Danach liefen wir von der Invalidenstraße zum Alex über die Linden Richtung Brandenburger Tor. Die Straße Unter den Linden war voller Menschen, auch auf der Fahrbahn. Ein Betrunkener wäre beinahe von einem Doppelstockbus überfahren worden. Es war keine eigentliche Demonstration, sondern die Leute liefen langsam wie eine Hammelherde, es waren auch keinerlei Aufrufe oder Parolen zu hören. Erst in der Nähe des Brandenburger Tores ordnete sich die Menge zu einem Demonstrationszug, wobei in Abständen jeweils kleine Trupps auffielen, welche Losungen riefen. Das schien die Masse jedoch nicht zu beeindrucken, die sich langsam ohne Äußerungen fortbewegte. Ich fragte einige Leute aus den aktiven Gruppen, woher sie kämen und erhielt die Antwort: vom DGB Westberlin. Auf dem Balkon der sowjetischen Botschaft stand der Berliner Stadtkommandant Generalmajor Dibrowa inmitten anderer Offiziere und sah sich das Treiben an. Dann gab er offensichtlich einigen Offizieren Befehle. Diese salutierten und gingen ins Botschaftsgebäude. Der Demozug schwenkte nach links, Richtung Haus der Ministerien. Auf der anderen Straßenseite kam ein Junge im Blauhemd gelaufen. Einige verlangten, er solle das Hemd ausziehen. Als er sich weigerte, wurde er tätlich angegriffen. Es sprangen aber andere Männer aus dem Zug hinzu und halfen ihm weg. Im Haus des Nationalrates hatte man die Szene beobachtet, öffnete das Tor und holte den Jungen hinein. Von den kleinen Trupps aus Westberlin wurden die aus den Fenstern schauenden Bürokräfte aufgefordert, Schreibmaschinen und Akten auf die Straße zu werfen. Aber sie schüttelten nur verwundert die Köpfe und schlössen die Fenster. Vor dem Haus der Ministerien waren LKW mit dem Heck zur Straße aufgefahren und bildeten eine lockere Sperre. Der Demozug wurde dadurch nach links umgelenkt. Bei den LKW standen Männer und versuchten mit den Demonstranten zu diskutieren. Aber mit Ausnahme der DGB-Trupps liefen diese recht interesselos vorbei. Dann ging plötzlich ein Gewitter los, und die meisten Demonstranten verzogen sich in die U-Bahn.

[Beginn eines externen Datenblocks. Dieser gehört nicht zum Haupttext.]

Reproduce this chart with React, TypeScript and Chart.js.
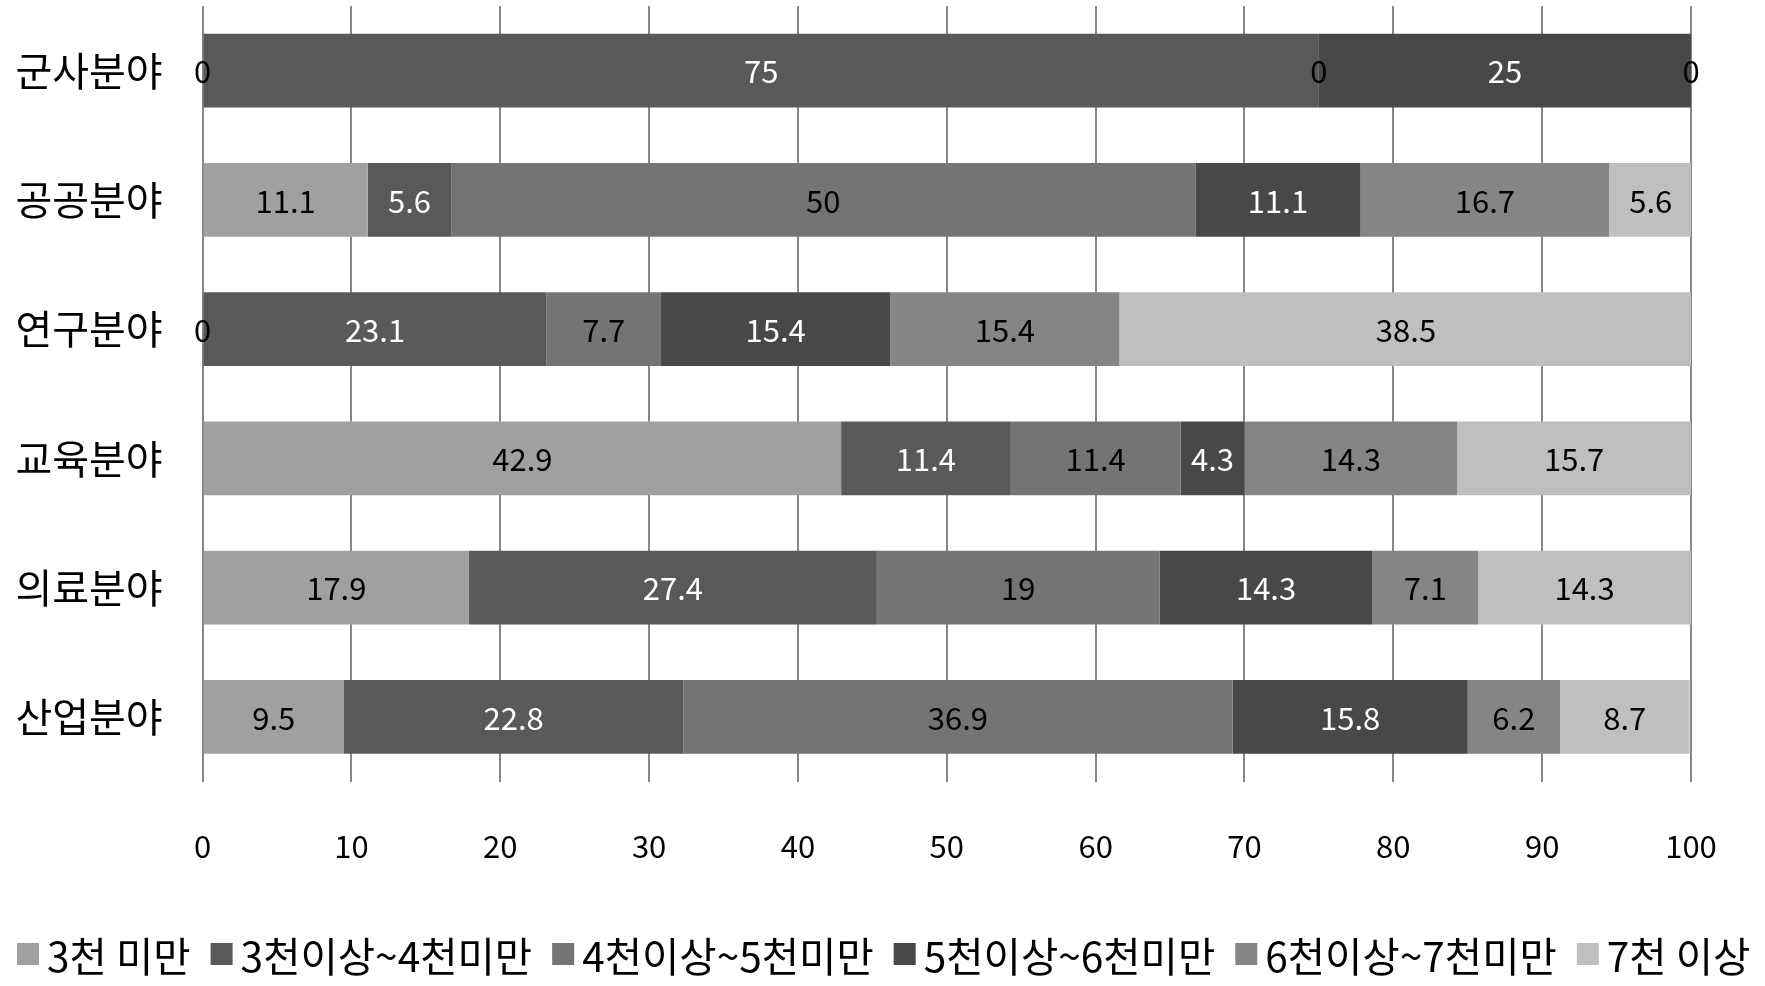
import React, { useEffect, useRef } from "react";
import { Chart, registerables } from "chart.js";

Chart.register(...registerables);

const categories = ["군사분야", "공공분야", "연구분야", "교육분야", "의료분야", "산업분야"];
const seriesNames = ["3천 미만", "3천이상~4천미만", "4천이상~5천미만", "5천이상~6천미만", "6천이상~7천미만", "7천 이상"];
const s1 = [0, 11.1, 0, 42.9, 17.9, 9.5];
const s2 = [75, 5.6, 23.1, 11.4, 27.4, 22.8];
const s3 = [0, 50, 7.7, 11.4, 19, 36.9];
const s4 = [25, 11.1, 15.4, 4.3, 14.3, 15.8];
const s5 = [0, 16.7, 15.4, 14.3, 7.1, 6.2];
const s6 = [0, 5.6, 38.5, 15.7, 14.3, 8.7];
const seriesValues = [s1, s2, s3, s4, s5, s6];
const seriesColors = ["#a0a0a0", "#595959", "#747474", "#484848", "#858585", "#bfbfbf"];
const labelColors = ["#000000", "#ffffff", "#000000", "#ffffff", "#000000", "#000000"];
const FONT = "'Noto Sans CJK KR', 'Noto Sans', sans-serif";

const dataLabelPlugin = {
  id: "dataLabels",
  afterDatasetsDraw(chart: any) {
    const ctx = chart.ctx;
    ctx.save();
    ctx.font = `31px ${FONT}`;
    ctx.textAlign = "center";
    ctx.textBaseline = "middle";
    chart.data.datasets.forEach((ds: any, di: number) => {
      const meta = chart.getDatasetMeta(di);
      meta.data.forEach((bar: any, i: number) => {
        const v = ds.data[i];
        if (di === 5 && i === 0) return;
        const props = bar.getProps(["x", "y", "base"], true);
        const cx = (props.x + props.base) / 2;
        ctx.fillStyle = v === 0 ? "#000000" : labelColors[di];
        ctx.fillText(String(v), cx, props.y + 1);
      });
    });
    ctx.restore();
  },
};

// Bottom legend drawn from the chart's own datasets (Excel-like compact spacing)
const legendPlugin = {
  id: "compactLegend",
  afterDraw(chart: any) {
    const ctx = chart.ctx;
    ctx.save();
    ctx.font = `40.6px ${FONT}`;
    ctx.textAlign = "left";
    ctx.textBaseline = "middle";
    const cy = 957;
    let x = 17;
    chart.data.datasets.forEach((ds: any) => {
      ctx.fillStyle = ds.backgroundColor;
      ctx.fillRect(x, cy - 14, 22, 22);
      x += 22 + 8;
      ctx.fillStyle = "#000000";
      ctx.fillText(ds.label, x, cy);
      x += ctx.measureText(ds.label).width + 20;
    });
    ctx.restore();
  },
};

export default function App() {
  const ref = useRef<HTMLCanvasElement | null>(null);
  useEffect(() => {
    if (!ref.current) return;
    const chart = new Chart(ref.current, {
      type: "bar",
      data: {
        labels: categories,
        datasets: seriesValues.map((vals, i) => ({
          label: seriesNames[i],
          data: vals,
          backgroundColor: seriesColors[i],
          borderWidth: 0,
          categoryPercentage: 1,
          barPercentage: 0.57,
        })),
      },
      options: {
        indexAxis: "y",
        responsive: false,
        animation: false,
        layout: { padding: { top: 6, right: 74, left: 0, bottom: 0 } },
        scales: {
          x: {
            stacked: true,
            min: 0,
            max: 100,
            border: { display: false },
            grid: { color: "#868686", lineWidth: 2, drawTicks: false },
            ticks: {
              stepSize: 10,
              padding: 46,
              color: "#000000",
              font: { family: FONT, size: 31 },
            },
            afterFit(scale: any) {
              scale.height = 204.5;
              scale.paddingTop = 0;
              scale.paddingBottom = 0;
            },
          },
          y: {
            stacked: true,
            border: { display: false },
            grid: { display: false, drawTicks: false },
            ticks: {
              padding: 40,
              color: "#000000",
              font: { family: FONT, size: 40 },
            },
            afterFit(scale: any) {
              scale.width = 202.6;
              scale.paddingTop = 0;
              scale.paddingBottom = 0;
            },
          },
        },
        plugins: {
          legend: { display: false },
          tooltip: { enabled: false },
        },
      },
      plugins: [dataLabelPlugin, legendPlugin],
    } as any);
    return () => chart.destroy();
  }, []);
  return (
    <div style={{ position: "absolute", left: 0, top: 0, width: 1765, height: 986, background: "#ffffff" }}>
      <canvas ref={ref} width={1765} height={986} />
    </div>
  );
}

Auch wir gingen nach Hause. Dort standen noch einige Leute vor den Lebensmittelgeschäften. Die meisten Läden waren schon leergekauft. Unser Schlächter gab mir ein bereits fertig gepacktes Paket mit Fleisch und Wurst. Lebensmittelmarken und Geld könnte ich ja später bringen. Der Milchhändler hatte eine seiner Milchkannen für mein halbjähriges Baby gefüllt und ein Brot zurückgelegt. Alles andere war schon verkauft. Am späten Nachmittag erschienen dann bei uns die sowjetischen Panzer, die z.T. nicht weiterkamen, weil ihnen der Sprit ausging. Sie waren offensichtlich auf diesen Einsatz nicht vorbereitet gewesen.
Im RIAS brachte man eine Reportage über „die Flucht Otto Nuschkes" in den Westen. Er war mit dem Auto über die Grenze geschoben worden, und man erwartete offensichtlich einen dem Westen ins Konzept passenden Kommentar. Als er aber energisch protestierte und augenblicklich zurückwollte, wurde dieses Life-Interview abrupt unterbrochen. Wir versuchten es nochmals zu hören; aber in mehreren Wiederholungen war diese Stelle danach vollständig geschnitten.
In den folgenden Tagen wurde unsere Fakultät in der Invalidenstraße von SED-Genossen bewacht. Sie mußten jedoch nachts in den Gebäuden bleiben, weil auf den Straßen die Soldaten der Roten Armee patroullierten. Es blieb alles ruhig - bis auf den Einsturz einer Mauerruine, der wahrscheinlich durch die Vibration der schweren Fahrzeuge verursacht wurde.
Mein Hund lebte noch wochenlang von Keksen und Zwieback, den die Nachbarn in Panik gekauft hatten und nun doch nicht brauchten.